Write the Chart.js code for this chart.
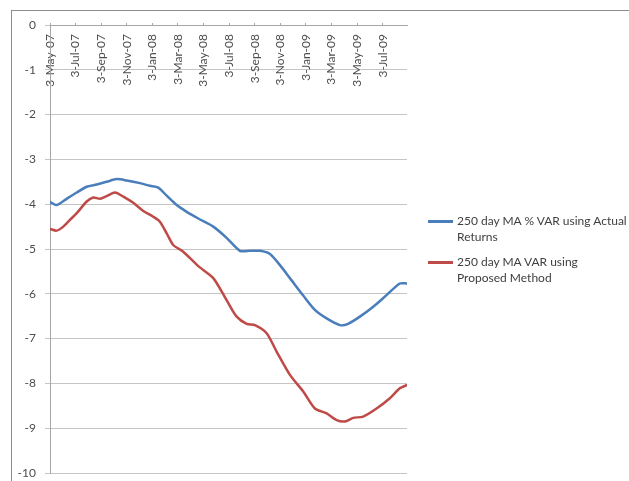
<!DOCTYPE html>
<html>
<head>
<meta charset="utf-8">
<script src="https://cdn.jsdelivr.net/npm/chart.js@4.4.1/dist/chart.umd.min.js"></script>
<style>
  html, body { margin: 0; padding: 0; background: #fff; overflow: hidden; }
  #wrap { position: relative; width: 629px; height: 481px; overflow: hidden; }
  #frame { position: absolute; left: 11px; top: 10px; width: 640px; height: 520px; border-left: 1px solid #8c8c8c; border-top: 1.5px solid #8c8c8c; }
  #Chart { position: absolute; left: 0; top: 0; }
  #legend { position: absolute; left: 428px; top: 213px; font: 12px Lato, sans-serif; color: #404040; }
  .item { position: relative; padding-left: 29px; line-height: 16px; margin-bottom: 9px; white-space: nowrap; }
  .item span { position: absolute; left: 0; top: 7px; width: 25px; height: 2.5px; }
</style>
</head>
<body>
<div id="wrap">
  <div id="frame"></div>
  <canvas id="Chart" width="629" height="481"></canvas>
  <div id="legend"></div>
</div>
<script>
// months since 3-May-07
const tickLabels = ['3-May-07', '3-Jul-07', '3-Sep-07', '3-Nov-07', '3-Jan-08', '3-Mar-08', '3-May-08',
    '3-Jul-08', '3-Sep-08', '3-Nov-08', '3-Jan-09', '3-Mar-09', '3-May-09', '3-Jul-09'];

const blueMonths = [0, 0.52, 1.30, 2.09, 2.87, 3.65, 4.43, 5.21, 5.99, 7.03, 7.81, 8.46, 9.12, 9.90, 10.68,
    11.66, 12.76, 13.80, 14.84, 15.63, 16.41, 17.19, 17.97, 18.75, 19.79, 20.70, 21.62, 22.66, 23.30,
    24.22, 25.26, 26.30, 27.34, 27.87];
const blueVar = [-3.95, -4.02, -3.88, -3.74, -3.61, -3.56, -3.50, -3.44, -3.47, -3.53, -3.59, -3.63, -3.81,
    -4.02, -4.17, -4.33, -4.50, -4.75, -5.04, -5.04, -5.04, -5.11, -5.36, -5.65, -6.04, -6.36, -6.55,
    -6.70, -6.67, -6.51, -6.29, -6.03, -5.77, -5.77];

const redMonths = [0, 0.52, 1.04, 1.56, 2.09, 2.87, 3.38, 3.91, 4.43, 5.08, 5.73, 6.51, 7.29, 8.07, 8.59,
    9.12, 9.63, 10.41, 11.66, 12.76, 13.80, 14.59, 15.37, 16.02, 16.93, 17.71, 18.75, 19.79, 20.70,
    21.62, 22.40, 23.05, 23.70, 24.48, 25.52, 26.56, 27.34, 27.87];
const redVar = [-4.55, -4.59, -4.50, -4.35, -4.20, -3.94, -3.85, -3.88, -3.82, -3.74, -3.83, -3.97, -4.15,
    -4.28, -4.39, -4.65, -4.91, -5.06, -5.40, -5.65, -6.14, -6.51, -6.67, -6.70, -6.88, -7.29, -7.81,
    -8.18, -8.56, -8.67, -8.82, -8.85, -8.77, -8.74, -8.56, -8.33, -8.11, -8.04];

const seriesNames = [['250 day MA % VAR using Actual', 'Returns'], ['250 day MA VAR using', 'Proposed Method']];

const txt = '#4d4d4d';
const ctx = document.getElementById('Chart').getContext('2d');
const myChart = new Chart(ctx, {
    type: 'line',
    data: {
        datasets: [{
            label: seriesNames[0].join(' '),
            data: blueMonths.map((m, i) => ({ x: m, y: blueVar[i] })),
            borderColor: '#4a7ebb',
            backgroundColor: '#4a7ebb'
        }, {
            label: seriesNames[1].join(' '),
            data: redMonths.map((m, i) => ({ x: m, y: redVar[i] })),
            borderColor: '#be4b48',
            backgroundColor: '#be4b48'
        }]
    },
    options: {
        responsive: false,
        animation: false,
        devicePixelRatio: 1,
        layout: { padding: { left: 0, right: 222, top: 25, bottom: 8 } },
        plugins: { legend: { display: false }, tooltip: { enabled: false } },
        elements: {
            point: { radius: 0 },
            line: { borderWidth: 2.5, tension: 0.25, borderCapStyle: 'round' }
        },
        scales: {
            x: {
                type: 'linear',
                position: { y: 0 },
                min: 0,
                max: 27.9,
                // short tick marks above the axis line
                grid: { drawOnChartArea: false, drawTicks: true, tickLength: -3, color: '#a6a6a6' },
                border: { color: '#a6a6a6' },
                ticks: {
                    stepSize: 2,
                    includeBounds: false,
                    autoSkip: false,
                    minRotation: 90,
                    maxRotation: 90,
                    padding: 12,
                    color: txt,
                    font: { family: 'Lato', size: 12 },
                    callback: v => tickLabels[Math.round(v / 2)]
                }
            },
            y: {
                min: -10,
                max: 0,
                grid: { color: '#c4c4c4', tickLength: 5 },
                border: { color: '#a6a6a6' },
                ticks: {
                    stepSize: 1,
                    padding: 9,
                    color: txt,
                    font: { family: 'Lato', size: 12 }
                },
                afterFit: s => { s.width = 50; s.paddingTop = 0; s.paddingBottom = 0; }
            }
        }
    }
});

// legend on the right
const legend = document.getElementById('legend');
myChart.data.datasets.forEach((ds, i) => {
    const item = document.createElement('div');
    item.className = 'item';
    const sw = document.createElement('span');
    sw.style.background = ds.borderColor;
    item.appendChild(sw);
    seriesNames[i].forEach((line, j) => {
        if (j) item.appendChild(document.createElement('br'));
        item.appendChild(document.createTextNode(line));
    });
    legend.appendChild(item);
});
</script>
</body>
</html>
_ _ _
Your task.
Pictures stay out. Print the data exactly, from its first line through the line containing "-6.70, -6.67, -6.51, -6.29, -6.03, -5.77, -5.77];".

Correct output.
Write the Chart.js code for this chart.
<!DOCTYPE html>
<html>
<head>
<meta charset="utf-8">
<script src="https://cdn.jsdelivr.net/npm/chart.js@4.4.1/dist/chart.umd.min.js"></script>
<style>
  html, body { margin: 0; padding: 0; background: #fff; overflow: hidden; }
  #wrap { position: relative; width: 629px; height: 481px; overflow: hidden; }
  #frame { position: absolute; left: 11px; top: 10px; width: 640px; height: 520px; border-left: 1px solid #8c8c8c; border-top: 1.5px solid #8c8c8c; }
  #Chart { position: absolute; left: 0; top: 0; }
  #legend { position: absolute; left: 428px; top: 213px; font: 12px Lato, sans-serif; color: #404040; }
  .item { position: relative; padding-left: 29px; line-height: 16px; margin-bottom: 9px; white-space: nowrap; }
  .item span { position: absolute; left: 0; top: 7px; width: 25px; height: 2.5px; }
</style>
</head>
<body>
<div id="wrap">
  <div id="frame"></div>
  <canvas id="Chart" width="629" height="481"></canvas>
  <div id="legend"></div>
</div>
<script>
// months since 3-May-07
const tickLabels = ['3-May-07', '3-Jul-07', '3-Sep-07', '3-Nov-07', '3-Jan-08', '3-Mar-08', '3-May-08',
    '3-Jul-08', '3-Sep-08', '3-Nov-08', '3-Jan-09', '3-Mar-09', '3-May-09', '3-Jul-09'];

const blueMonths = [0, 0.52, 1.30, 2.09, 2.87, 3.65, 4.43, 5.21, 5.99, 7.03, 7.81, 8.46, 9.12, 9.90, 10.68,
    11.66, 12.76, 13.80, 14.84, 15.63, 16.41, 17.19, 17.97, 18.75, 19.79, 20.70, 21.62, 22.66, 23.30,
    24.22, 25.26, 26.30, 27.34, 27.87];
const blueVar = [-3.95, -4.02, -3.88, -3.74, -3.61, -3.56, -3.50, -3.44, -3.47, -3.53, -3.59, -3.63, -3.81,
    -4.02, -4.17, -4.33, -4.50, -4.75, -5.04, -5.04, -5.04, -5.11, -5.36, -5.65, -6.04, -6.36, -6.55,
    -6.70, -6.67, -6.51, -6.29, -6.03, -5.77, -5.77];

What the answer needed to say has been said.